The name of the crossbasis object will be used by \code{\link{crosspred}} in order to extract the related estimated parameters. If more than one variable is transformed through cross-basis functions in the same model, different names must be specified. 
}

\section{Warnings}{
Meaningless combinations of arguments (for example the inclusion of knots lying outside the range for \code{type} equal to \code{"strata"} or \code{thr}-type) could lead to collinear variables, with identifiability problems in the model and the exclusion of some of them.

It is strongly recommended to avoid the inclusion of an intercept in the basis for \code{x} (\code{int} in \code{argvar} should be \code{FALSE}, as default), otherwise a rank-deficient cross-basis matrix will be specified, causing some of the cross-variables to be excluded in the regression model. Conversely, an intercept is included by default in the basis for the space of lags.
}

\seealso{
\code{\link{onebasis}} to generate one-dimensional basis matrices. \code{\link{crosspred}} to obtain predictions after model fitting. 
\code{\link{plot.crosspred}} to plot several type of graphs.

See \code{\link{dlnm-package}} for an overview of the package and type \code{'vignette(dlnmOverview)'} for a detailed description.
}

\examples{
### simple DLM
### space of predictor: linear relationship for PM10
### space of predictor: 5df natural cubic spline for temperature
### lag function: 4th degree polynomial for PM10 up to lag15
### lag function: strata intervals at lag 0 and 1-3 for temperature

# CREATE THE CROSS-BASIS FOR EACH PREDICTOR AND CHECK WITH SUMMARY
cb1.pm <- crossbasis(chicagoNMMAPS$pm10, lag=15, argvar=list(type="lin",
  cen=FALSE), arglag=list(type="poly",degree=4))
cb1.temp <- crossbasis(chicagoNMMAPS$temp, lag=3, argvar=list(df=5,cen=21),
  arglag=list(type="strata",knots=1))
summary(cb1.pm)
summary(cb1.temp)

# RUN THE MODEL AND GET THE PREDICTION FOR PM10
library(splines)
model1 <- glm(death ~ cb1.pm + cb1.temp + ns(time, 7*14) + dow,
	family=quasipoisson(), chicagoNMMAPS)
pred1.pm <- crosspred(cb1.pm, model1, at=0:20, cumul=TRUE)
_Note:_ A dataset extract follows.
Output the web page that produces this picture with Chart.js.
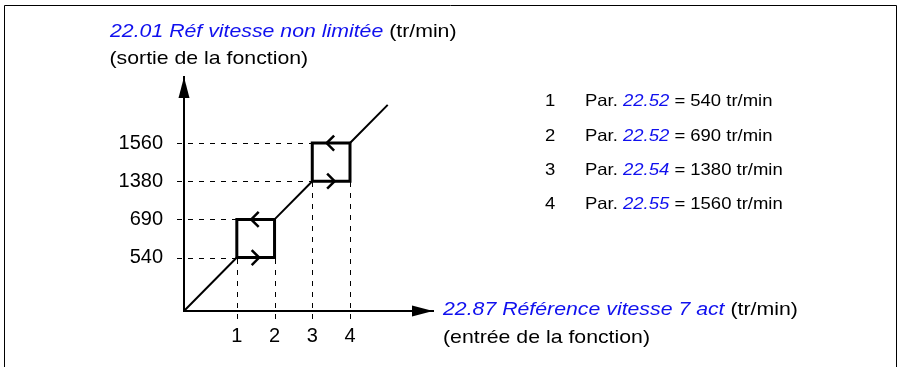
<!DOCTYPE html>
<html><head><meta charset="utf-8">
<script src="https://cdn.jsdelivr.net/npm/chart.js@4/dist/chart.umd.min.js"></script>
<style>html,body{margin:0;padding:0;background:#fff;overflow:hidden}canvas{display:block}</style>
</head><body><canvas id="c" width="903" height="367"></canvas>
<script>
// ---- data ----
const inputTickLabels = ['1', '2', '3', '4'];
const outputTickLabels = ['540', '690', '1380', '1560'];
const switchPoints = [1.4, 2.4, 3.4, 4.4];   // schematic positions of the 4 thresholds (both axes)
const curveEnd = 5.4;
const axisMaxX = 6.6;
const axisMaxY = 6.13;
const legendNumbers = ['1', '2', '3', '4'];
const legendParams = ['22.52', '22.52', '22.54', '22.55'];
const legendValues = ['540 tr/min', '690 tr/min', '1380 tr/min', '1560 tr/min'];
const yTitleParam = '22.01 Réf vitesse non limitée';
const yTitleUnit = ' (tr/min)';
const yTitleSub = '(sortie de la fonction)';
const xTitleParam = '22.87 Référence vitesse 7 act';
const xTitleUnit = ' (tr/min)';
const xTitleSub = '(entrée de la fonction)';

const BLUE = '#1010ee';
const BLACK = '#000000';
const FAMILY = "'Liberation Sans', Arial, sans-serif";
Chart.defaults.font.family = FAMILY;

const s = switchPoints;
const diagonal = [
  {x: 0, y: 0}, {x: s[0], y: s[0]}, {x: s[0], y: null},
  {x: s[1], y: s[1]}, {x: s[2], y: s[2]}, {x: s[2], y: null},
  {x: s[3], y: s[3]}, {x: curveEnd, y: curveEnd}
];
const boxes = [
  {x: s[0], y: s[0]}, {x: s[1], y: s[0]}, {x: s[1], y: s[1]}, {x: s[0], y: s[1]}, {x: s[0], y: s[0]},
  {x: s[0], y: null},
  {x: s[2], y: s[2]}, {x: s[3], y: s[2]}, {x: s[3], y: s[3]}, {x: s[2], y: s[3]}, {x: s[2], y: s[2]}
];

function drawRuns(ctx, x, y, runs, size, sx) {
  ctx.save();
  ctx.translate(x, y);
  ctx.scale(sx, 1);
  ctx.textBaseline = 'alphabetic';
  ctx.textAlign = 'left';
  let off = 0;
  for (const r of runs) {
    ctx.font = (r.italic ? 'italic ' : '') + size + 'px ' + FAMILY;
    ctx.fillStyle = r.color;
    ctx.fillText(r.t, off, 0);
    off += ctx.measureText(r.t).width;
  }
  ctx.restore();
}

const diagramPlugin = {
  id: 'diagram',
  beforeDatasetsDraw(chart) {
    const ctx = chart.ctx, xs = chart.scales.x, ys = chart.scales.y;
    const x0 = xs.getPixelForValue(0), y0 = ys.getPixelForValue(0);
    ctx.save();
    ctx.strokeStyle = BLACK;
    ctx.lineWidth = 1;
    ctx.setLineDash([5, 6]);
    const hTo = [s[0], s[0], s[2], s[2]];
    s.forEach((v, i) => {
      const py = Math.round(ys.getPixelForValue(v)) + 0.5;
      ctx.beginPath();
      ctx.moveTo(x0 - 7, py);
      ctx.lineTo(xs.getPixelForValue(hTo[i]), py);
      ctx.stroke();
    });
    const vTo = [s[0], s[0], s[2], s[2]];
    s.forEach((v, i) => {
      const px = Math.round(xs.getPixelForValue(v)) + 0.5;
      ctx.beginPath();
      ctx.moveTo(px, y0 + 8);
      ctx.lineTo(px, ys.getPixelForValue(vTo[i]));
      ctx.stroke();
    });
    ctx.restore();
  },
  afterDraw(chart) {
    const ctx = chart.ctx, xs = chart.scales.x, ys = chart.scales.y, ca = chart.chartArea;
    const x0 = xs.getPixelForValue(0), y0 = ys.getPixelForValue(0);
    ctx.save();
    ctx.fillStyle = BLACK;
    ctx.beginPath();
    ctx.moveTo(x0, ca.top);
    ctx.lineTo(x0 - 5.5, ca.top + 21);
    ctx.lineTo(x0 + 5.5, ca.top + 21);
    ctx.closePath(); ctx.fill();
    ctx.beginPath();
    ctx.moveTo(ca.right, y0);
    ctx.lineTo(ca.right - 21, y0 - 5.5);
    ctx.lineTo(ca.right - 21, y0 + 5.5);
    ctx.closePath(); ctx.fill();
    ctx.strokeStyle = BLACK;
    ctx.lineWidth = 2.5;
    ctx.lineJoin = 'miter';
    const pairs = [[s[0], s[1]], [s[2], s[3]]];
    pairs.forEach(([a, b]) => {
      const cx = xs.getPixelForValue((a + b) / 2);
      const yb = ys.getPixelForValue(a), yt = ys.getPixelForValue(b);
      ctx.beginPath();
      ctx.moveTo(cx - 4, yb - 7.5);
      ctx.lineTo(cx + 3.5, yb);
      ctx.lineTo(cx - 4, yb + 7.5);
      ctx.stroke();
      ctx.beginPath();
      ctx.moveTo(cx + 3, yt - 7.5);
      ctx.lineTo(cx - 4.5, yt);
      ctx.lineTo(cx + 3, yt + 7.5);
      ctx.stroke();
    });
    ctx.lineWidth = 1;
    ctx.beginPath();
    ctx.moveTo(4.5, 367); ctx.lineTo(4.5, 5.5); ctx.lineTo(896.5, 5.5); ctx.lineTo(896.5, 367);
    ctx.stroke();
    ctx.restore();

    drawRuns(ctx, 110, 36.5, [{t: yTitleParam, color: BLUE, italic: true}, {t: yTitleUnit, color: BLACK}], 19, 1.12);
    drawRuns(ctx, 109.5, 64, [{t: yTitleSub, color: BLACK}], 19, 1.12);
    drawRuns(ctx, 443, 315, [{t: xTitleParam, color: BLUE, italic: true}, {t: xTitleUnit, color: BLACK}], 19, 1.12);
    drawRuns(ctx, 443, 342.5, [{t: xTitleSub, color: BLACK}], 19, 1.12);
    const rowY = [106, 141, 175.3, 209.3];
    legendNumbers.forEach((n, i) => {
      drawRuns(ctx, 545, rowY[i], [{t: n, color: BLACK}], 16.5, 1.12);
      drawRuns(ctx, 585, rowY[i], [
        {t: 'Par. ', color: BLACK},
        {t: legendParams[i], color: BLUE, italic: true},
        {t: ' = ' + legendValues[i], color: BLACK}
      ], 16.5, 1.12);
    });
  }
};

new Chart(document.getElementById('c'), {
  type: 'line',
  data: {
    datasets: [
      {data: diagonal, borderColor: BLACK, borderWidth: 2, pointRadius: 0, spanGaps: false, tension: 0},
      {data: boxes, borderColor: BLACK, borderWidth: 3, pointRadius: 0, spanGaps: false, tension: 0,
       borderJoinStyle: 'miter', borderCapStyle: 'square'}
    ]
  },
  options: {
    responsive: false,
    animation: false,
    events: [],
    layout: {padding: {left: 0, right: 903 - 433, top: 77, bottom: 0}},
    plugins: {legend: {display: false}, tooltip: {enabled: false}, title: {display: false}},
    scales: {
      x: {
        type: 'linear', min: 0, max: axisMaxX,
        grid: {display: false},
        border: {display: true, color: BLACK, width: 2},
        afterBuildTicks: sc => { sc.ticks = switchPoints.map(v => ({value: v})); },
        afterFit: sc => { sc.height = 367 - 311; },
        ticks: {autoSkip: false, maxRotation: 0, color: BLACK, font: {size: 20}, padding: 5,
                callback: (v, i) => inputTickLabels[i]}
      },
      y: {
        type: 'linear', min: 0, max: axisMaxY,
        grid: {display: false},
        border: {display: true, color: BLACK, width: 2},
        afterBuildTicks: sc => { sc.ticks = switchPoints.map(v => ({value: v})); },
        afterFit: sc => { sc.width = 184; },
        ticks: {autoSkip: false, color: BLACK, font: {size: 20}, padding: 13,
                callback: (v, i) => outputTickLabels[i]}
      }
    }
  },
  plugins: [diagramPlugin]
});
</script>
</body></html>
# PLOT THE LINEAR ASSOCIATION OF PM10 ALONG LAGS
plot(pred1.pm, "slices", var=10, col=3, ylab="RR", ci.arg=list(density=15,lwd=2),
	main="Effects of a 10-unit increase in PM10 along lags")
plot(pred1.pm, "slices", var=10, cumul=TRUE, ylab="Cumulative RR",
	main="Cumulative effects of a 10-unit increase in PM10 along lags")

# GET THE FIGURES FOR THE OVERALL EFFECTS, WITH CI
pred1.pm$allRRfit["10"]
cbind(pred1.pm$allRRlow, pred1.pm$allRRhigh)["10",]

### See the vignette 'dlnmOverview' for a detailed explanation of this example
}

\keyword{smooth}
\keyword{ts}